Riki menunduk. Dia menghela nafas panjang. Entah apa yang ada di benaknya. Hatiku mulai senang. Berarti hatinya mulai terbuka. Hatinya mulai tersentuh.
“Kalau pulang sekolah, malam ngopi di mana?” kucoba untuk mencari tahu kegiatannya sepulang sekolah.
“Saya nggak ngopi Pak. Paling duduk duduk di rumah teman. Ngobrol.”
“Temanmu sekolah di mana?”
“Mereka sudah bekerja semua Pak.”
“Kerja apa?”
“Itu lo Pak, di pabrik peralatan dapur,” tangannya bergerak mempergakan kerja temannya yang diketahuinya membuat sendok dari limbah plat.
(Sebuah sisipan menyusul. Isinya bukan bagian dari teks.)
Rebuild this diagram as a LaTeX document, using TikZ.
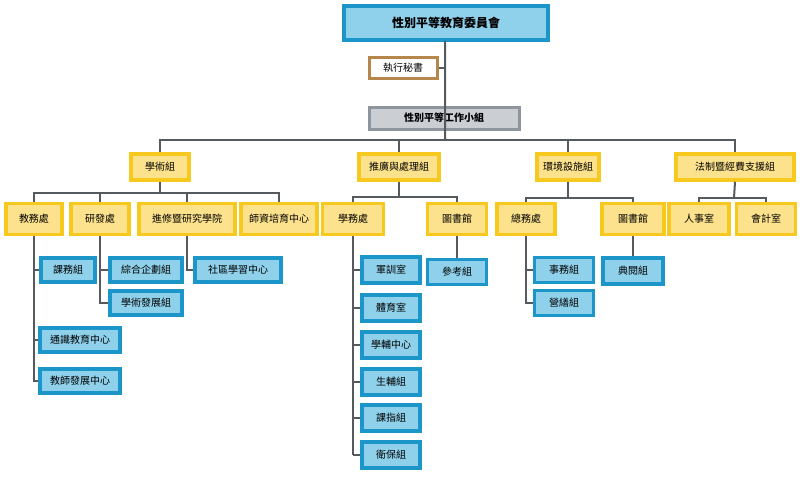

Kecamatan Ngunut terkenal dengan industri rumah tangga. Pekerjanya tidak memerlukan pendidikan khusus. Hanya keterampilan yang cukup dipelajarai dalam waktu tiga hari.
“Apakah kamu tidak ingin bekerja lebih baik dari teman-temanmu?”
“Iya Pak.”
“Makanya, sekolah yang sungguuh-sungguh.”
“Ya Pak,”
“Okey, saya berharap kamu berubah. Agar hidupmu nanti juga berubah. Sekolah sungguh-sungguh, agar yang membiayai kamu senang. Apakah bentuk ucapan terimakasihmu pada yang membiayamu?”
“Sekolah sungguh-sungguh dan tidak nakal Pak,”
Saya berdiri. Saya jabat tangannya. Erat kugenggam. “Saya senang dengan ucapanmu. Buktikan bahwa kamu bisa berubah.”
“Kalau saya mau menasehati, berarti saya sayang sama Rezai. Saya ingin Reza berubah. Besok saya akan ke kelas, melihat perubahanmu. Okey?”
Dia mengangguk. Kusilakan dia kembali ke kelas.
“Terimakasih ya. Ingat, saya sayang sama Riki, pengen melihat Riki lebih baik.”